Improving efficiency and maneuverability of underwater vehicles
The research on swimming snake robots is an ongoing project at the Centre for Autonomous Marine Operations and Systems (NTNU AMOS). Swimming robot manipulators (referred to also as underwater snake robots) have several promising applications for underwater exploration, monitoring, surveillance and inspection.
They thus bring a promising prospective to improve the efficiency and maneuverability of modern-day underwater vehicles. For instance, these mechanisms carry a lot of potential for inspection of subsea oil and gas installations.
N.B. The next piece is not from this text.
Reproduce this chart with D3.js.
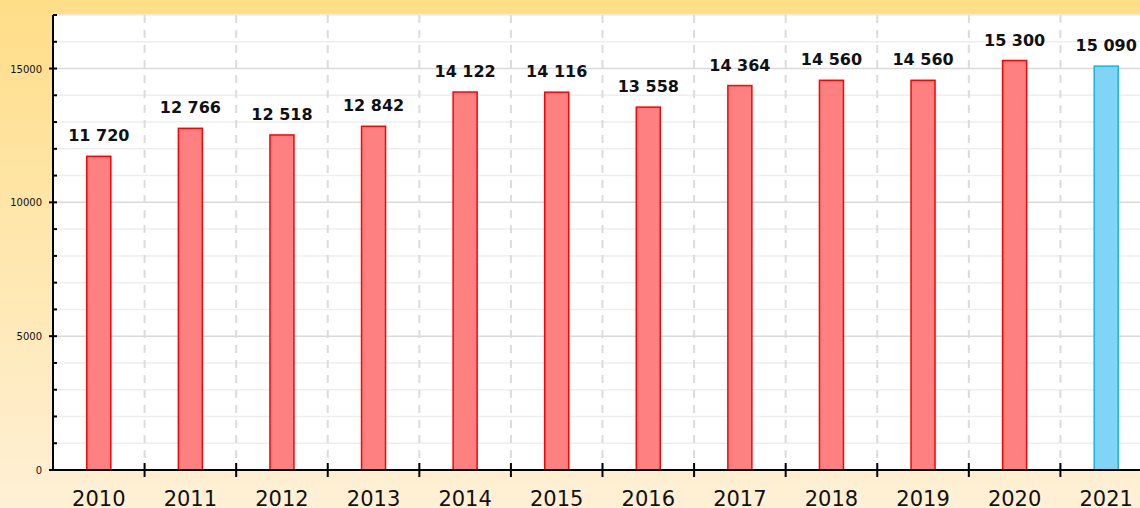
<!DOCTYPE html>
<html><head><meta charset="utf-8">
<script src="https://cdn.jsdelivr.net/npm/d3@7"></script>
<style>html,body{margin:0;padding:0;overflow:hidden;}svg{display:block;}</style>
</head><body>
<script>
const years = ["2010","2011","2012","2013","2014","2015","2016","2017","2018","2019","2020","2021"];
const values = [11720,12766,12518,12842,14122,14116,13558,14364,14560,14560,15300,15090];
const highlight = ["2021"];
const yTicks = [0,5000,10000,15000];

const W=1140,H=508;
const m={l:53,t:15,b:38};
const svg=d3.select("body").append("svg").attr("width",W).attr("height",H);
const defs=svg.append("defs");
const g=defs.append("linearGradient").attr("id","bg").attr("x1",0).attr("y1",0).attr("x2",0).attr("y2",1);
g.append("stop").attr("offset","0%").attr("stop-color","#FFDE88");
g.append("stop").attr("offset","100%").attr("stop-color","#FFF0D6");
svg.append("rect").attr("width",W).attr("height",H).attr("fill","url(#bg)");

const x=d3.scaleBand().domain(years).range([m.l,1152]).paddingInner(0).paddingOuter(0);
const y=d3.scaleLinear().domain([0,17000]).range([H-m.b,m.t]);
const y0=y(0), yTop=y(17000);

svg.append("rect").attr("x",m.l).attr("y",yTop).attr("width",W-m.l).attr("height",y0-yTop).attr("fill","#fff");

const minor=d3.range(0,17001,1000);
svg.append("g").selectAll("line").data(minor).join("line")
 .attr("x1",m.l).attr("x2",W).attr("y1",d=>y(d)).attr("y2",d=>y(d))
 .attr("stroke",d=>d%5000===0?"#d9d9d9":"#eeeeee").attr("stroke-width",1.5);

const bounds=years.map(d=>x(d)+x.bandwidth()).slice(0,-1);
svg.append("g").selectAll("line").data(bounds).join("line")
 .attr("x1",d=>d).attr("x2",d=>d).attr("y1",yTop).attr("y2",y0)
 .attr("stroke","#dcdcdc").attr("stroke-width",2).attr("stroke-dasharray","8,7");

const bw=24;
svg.append("g").selectAll("rect").data(years).join("rect")
 .attr("x",(d)=>x(d)+x.bandwidth()/2-bw/2)
 .attr("y",(d,i)=>y(values[i]))
 .attr("width",bw)
 .attr("height",(d,i)=>y0-y(values[i]))
 .attr("fill",d=>highlight.includes(d)?"#80D5F6":"#FF8080")
 .attr("stroke",d=>highlight.includes(d)?"#19B1EC":"#FF0000")
 .attr("stroke-width",1.5);

const fmt=v=>d3.format(",")(v).replace(/,/g," ");
svg.append("g").selectAll("text").data(years).join("text")
 .attr("x",d=>x(d)+x.bandwidth()/2)
 .attr("y",(d,i)=>y(values[i])-15)
 .attr("text-anchor","middle")
 .attr("font-family","DejaVu Sans, Verdana, sans-serif")
 .attr("font-weight","bold").attr("font-size","16px").attr("fill","#111")
 .text((d,i)=>fmt(values[i]));

svg.append("line").attr("x1",m.l).attr("x2",m.l).attr("y1",yTop).attr("y2",y0+1).attr("stroke","#000").attr("stroke-width",2);
svg.append("line").attr("x1",m.l-1).attr("x2",W).attr("y1",y0).attr("y2",y0).attr("stroke","#000").attr("stroke-width",2);
svg.append("g").selectAll("line").data(minor).join("line")
 .attr("x1",d=>d%5000===0?m.l-4:m.l).attr("x2",m.l+4)
 .attr("y1",d=>y(d)).attr("y2",d=>y(d)).attr("stroke","#000").attr("stroke-width",2);
svg.append("g").selectAll("text").data(yTicks).join("text")
 .attr("x",m.l-11).attr("y",d=>y(d)+4)
 .attr("text-anchor","end").attr("font-family","DejaVu Sans, Verdana, sans-serif")
 .attr("font-size","10px").attr("fill","#111").text(d=>d);
svg.append("g").selectAll("line").data(bounds).join("line")
 .attr("x1",d=>d).attr("x2",d=>d).attr("y1",y0-7).attr("y2",y0+7)
 .attr("stroke","#000").attr("stroke-width",2);
svg.append("g").selectAll("text").data(years).join("text")
 .attr("x",d=>x(d)+x.bandwidth()/2).attr("y",H-2)
 .attr("text-anchor","middle").attr("font-family","DejaVu Sans, Verdana, sans-serif")
 .attr("font-size","21px").attr("fill","#111").text(d=>d);
</script>
</body></html>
Several research results are obtained with regards to both the theoretical study and experiments using the underwater snake robots Mamba in order to validate the theoretical findings.
In particular, experimental results are obtained regarding the energy efficiency and path following control approaches by performing several experiments both at MC-lab in Trondheim, Norway and at the SINTEF Fisheries and Aquaculture flume tank in Hirtshals, Denmark (picture above).
Using the underwater snake robot Mamba, and the facilities provided by AMOS center through the active collaboration with the AMOS partners and the underwater camera positioning system from Qualisys. Different configurations of the robot are used in order to study the locomotion efficiency of the underwater snake robot Mamba.
In addition, experimental results are obtained for different path following control approaches, and these verify that the proposed control strategies successfully steer the robot towards and along the desired path with/without considering current effects. In order to realize operational swimming robot manipulators in the future, several control related task should be investigated. In our group we have been doing research on snake robotics for over 10 years and for the underwater experiments with our newest robot Mamba. The Qualisys camera system is used to capture the motion of the robot. In particular, we manage to close the control loop by feeding the position from the underwater camera system into the controllers in real time using the Labview plugin supplied by Qualisys.
During our experiments, the camera system from Qualisys installed at MC-lab or at the Flume Tank provided real time precise measurements of the position and orientation of the robot using the reflective markers.